少額償却資産の税制改正

 

<概要>

 

少額の減価償却資産を損金に算入できる制度は全部で3つある。

 

①少額減価償却資産の取得価額の損金算入制度

 

取得価額が「10万円未満」の場合は「全額損金算入」することができる。

因みに年間の限度額は存在していない。

 

②一括償却資産の損金算入制度

 

取得価額が「20万円未満」の場合は「3年間で均等償却(残存価額なし)」となる。

年間の限度額は存在しない。

 

③中小企業者等の少額減価償却資産の取得価額の損金算入(特例措置)

 

取得価額が「30万円未満」の場合、年間300万円を限度として「全額損金算入」とすることができる。

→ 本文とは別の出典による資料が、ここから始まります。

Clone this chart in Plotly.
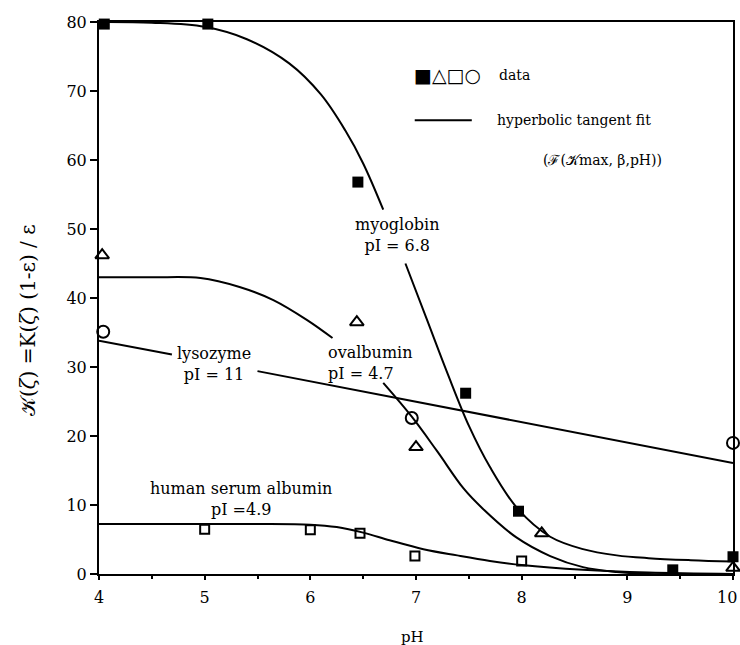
import plotly.graph_objects as go

# ---- measured data points ----
myo_ph = [4.05, 5.03, 6.45, 7.47, 7.97, 9.43, 10.0]
myo_k = [79.7, 79.7, 56.8, 26.2, 9.1, 0.6, 2.5]

ova_ph = [4.03, 6.44, 7.0, 8.19, 10.0]
ova_k = [46.2, 36.5, 18.4, 5.9, 0.9]

hsa_ph = [5.0, 6.0, 6.47, 6.99, 8.0]
hsa_k = [6.5, 6.4, 5.9, 2.6, 1.9]

lys_ph = [4.04, 6.96, 10.0]
lys_k = [35.1, 22.6, 19.0]

# ---- fit curves (None = gap under a label) ----
myo_fit_ph = [4.0, 4.5, 5.0, 5.4, 5.8, 6.1, 6.33, 6.5, 6.69, None, 6.9, 7.1, 7.3, 7.5, 7.7, 7.96, 8.27, 8.58, 8.9, 9.2, 9.6, 10.0]
myo_fit_k = [80.0, 79.9, 79.3, 77.5, 74.0, 69.5, 64.3, 59.5, 52.8, None, 45.0, 37.0, 29.0, 21.5, 15.5, 9.5, 5.4, 3.6, 2.7, 2.3, 2.0, 1.8]

ova_fit_ph = [4.0, 4.5, 4.96, 5.33, 5.65, 5.97, 6.21, None, 6.69, 6.96, 7.2, 7.45, 7.63, 7.95, 8.27, 8.58, 8.9, 9.2, 10.0]
ova_fit_k = [43.0, 43.0, 42.9, 41.6, 39.7, 36.8, 34.2, None, 27.7, 22.8, 17.8, 12.4, 9.5, 5.3, 2.6, 1.0, 0.3, 0.0, 0.0]

hsa_fit_ph = [4.0, 5.0, 5.5, 6.0, 6.25, 6.5, 6.75, 7.07, 7.39, 7.7, 8.0, 8.58, 9.2, 10.0]
hsa_fit_k = [7.25, 7.25, 7.25, 7.15, 6.8, 6.0, 4.9, 3.6, 2.7, 1.9, 1.3, 0.6, 0.2, 0.0]

lys_fit_ph = [4.0, 4.69, None, 5.5, 10.0]
lys_fit_k = [33.8, 31.8, None, 29.4, 16.1]

x_ticks = [4, 5, 6, 7, 8, 9, 10]
x_ticktext = ["4", "5", "6", "7", "8", "9", ""]   # "10" is placed just inside the right edge below
y_ticks = [0, 10, 20, 30, 40, 50, 60, 70, 80]

SERIF = "DejaVu Serif, Liberation Serif, serif"

fig = go.Figure()

for px_, py_, shp in [(myo_fit_ph, myo_fit_k, "spline"), (ova_fit_ph, ova_fit_k, "spline"),
                      (hsa_fit_ph, hsa_fit_k, "spline"), (lys_fit_ph, lys_fit_k, "linear")]:
    fig.add_trace(go.Scatter(x=px_, y=py_, mode="lines", line=dict(color="black", width=2, shape=shp, smoothing=1.0),
                             connectgaps=False, showlegend=False, hoverinfo="skip", cliponaxis=False))

fig.add_trace(go.Scatter(x=myo_ph, y=myo_k, mode="markers", cliponaxis=False, showlegend=False,
                         marker=dict(symbol="square", size=11, color="black")))
fig.add_trace(go.Scatter(x=ova_ph, y=ova_k, mode="markers", cliponaxis=False, showlegend=False,
                         marker=dict(symbol="triangle-up-open", size=12, color="black", line=dict(width=2, color="black"))))
fig.add_trace(go.Scatter(x=hsa_ph, y=hsa_k, mode="markers", cliponaxis=False, showlegend=False,
                         marker=dict(symbol="square-open", size=9, color="black", line=dict(width=2, color="black"))))
fig.add_trace(go.Scatter(x=lys_ph, y=lys_k, mode="markers", cliponaxis=False, showlegend=False,
                         marker=dict(symbol="circle-open", size=12, color="black", line=dict(width=2, color="black"))))

lab_font = dict(family=SERIF, size=16, color="black")
leg_font = dict(family=SERIF, size=14, color="black")
annotations = [
    dict(text="myoglobin<br>pI = 6.8", x=0.4716, y=0.614, xanchor="center", yanchor="middle", font=lab_font),
    dict(text="lysozyme<br>pI = 11", x=0.181, y=0.380, xanchor="center", yanchor="middle", font=lab_font),
    dict(text="ovalbumin<br>pI = 4.7", x=0.358, y=0.382, xanchor="left", yanchor="middle", align="left", font=lab_font),
    dict(text="human serum albumin<br>pI =4.9", x=0.224, y=0.136, xanchor="center", yanchor="middle", font=lab_font),
    dict(text="data", x=0.628, y=0.904, xanchor="left", yanchor="middle", font=leg_font),
    dict(text="hyperbolic tangent fit", x=0.625, y=0.822, xanchor="left", yanchor="middle", font=leg_font),
    dict(text="(ℱ(𝒦max, β,pH))", x=0.697, y=0.75, xanchor="left", yanchor="middle", font=leg_font),
]
for a in annotations:
    a.update(xref="paper", yref="paper", showarrow=False)
annotations.append(dict(text="■△□○", x=0.494, y=0.904, xref="paper", yref="paper", xanchor="left",
                        yanchor="middle", showarrow=False, font=dict(family="DejaVu Sans", size=19, color="black")))
annotations.append(dict(text="𝒦(<i>ζ</i>) =K(<i>ζ</i>) (1-ε) / ε", x=-0.112, y=0.46, xref="paper", yref="paper",
                        textangle=-90, showarrow=False, xanchor="center", yanchor="middle",
                        font=dict(family=SERIF, size=20, color="black")))
annotations.append(dict(text="pH", x=0.494, y=-0.114, xref="paper", yref="paper", showarrow=False,
                        xanchor="center", yanchor="middle", font=dict(family=SERIF, size=15, color="black")))
annotations.append(dict(text=str(x_ticks[-1]), x=1.0095, y=-0.042, xref="paper", yref="paper", showarrow=False,
                        xanchor="right", yanchor="middle", font=dict(family=SERIF, size=16, color="black")))

fig.update_layout(
    width=740, height=645,
    margin=dict(l=99, r=7, t=22, b=71, autoexpand=False),
    paper_bgcolor="white", plot_bgcolor="white",
    annotations=annotations,
    shapes=[dict(type="line", xref="paper", yref="paper", x0=0.498, x1=0.588, y0=0.822, y1=0.822,
                 line=dict(color="black", width=2))],
)
fig.update_xaxes(range=[4, 10], tickvals=x_ticks, ticktext=x_ticktext, automargin=False,
                 showgrid=False, zeroline=False, showline=True, mirror=True, linecolor="black", linewidth=2,
                 ticks="outside", ticklen=4, tickwidth=2, tickcolor="black",
                 ticklabelstandoff=4,
                 minor=dict(dtick=0.5, ticks="outside", ticklen=3, tickwidth=2, tickcolor="black", showgrid=False),
                 tickfont=dict(family=SERIF, size=16, color="black"))
fig.update_yaxes(range=[0, 80], tickvals=y_ticks, ticktext=[str(v) for v in y_ticks], automargin=False,
                 showgrid=False, zeroline=False, showline=True, mirror=True, linecolor="black", linewidth=2,
                 ticks="outside", ticklen=7, tickwidth=2, tickcolor="black",
                 tickfont=dict(family=SERIF, size=16, color="black"))

fig.write_html("out.html")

なお、この制度は一定条件をクリアする中小企業者のみ適用となる。

 

 

<令和4年度税制改正>

 

令和4年度の税制改正にて、主に2つの点が制度上変更されることになった。

 

(1)貸付用資産の適用除外

 

近年、資産を貸し付ける際の損金算入と、後に発生する賃料収入等を利用した節税スキームの件数が増加傾向にあった。この仕組みを塞ぐためにこの制度を利用できる対象資産から「貸付の用に供したもの」は除外されることになった。因みに、主要事業として貸付を行っている際はこの限りでない、とされている。なおこの改正は上記①から③の全てに適用とされる。

 

 

(2)特例期間の延長

上述③の『中小企業者等の少額減価償却資産の取得価額の損金算入』は特例措置として、令和4年3月31日までの適用とされていたが、今回の改正で令和6年3月31日までに取得した分まで延長されることになった。

中小企業において、償却資産の管理や納税等の事務負担が大きくなっていることを鑑み、

「償却資産の管理や納税申告手続き等の事務負担の軽減」や、「電子機器等の少額資産の取得を促すことで事務効率の向上」を目的とし、今回の改正が行われることとなった。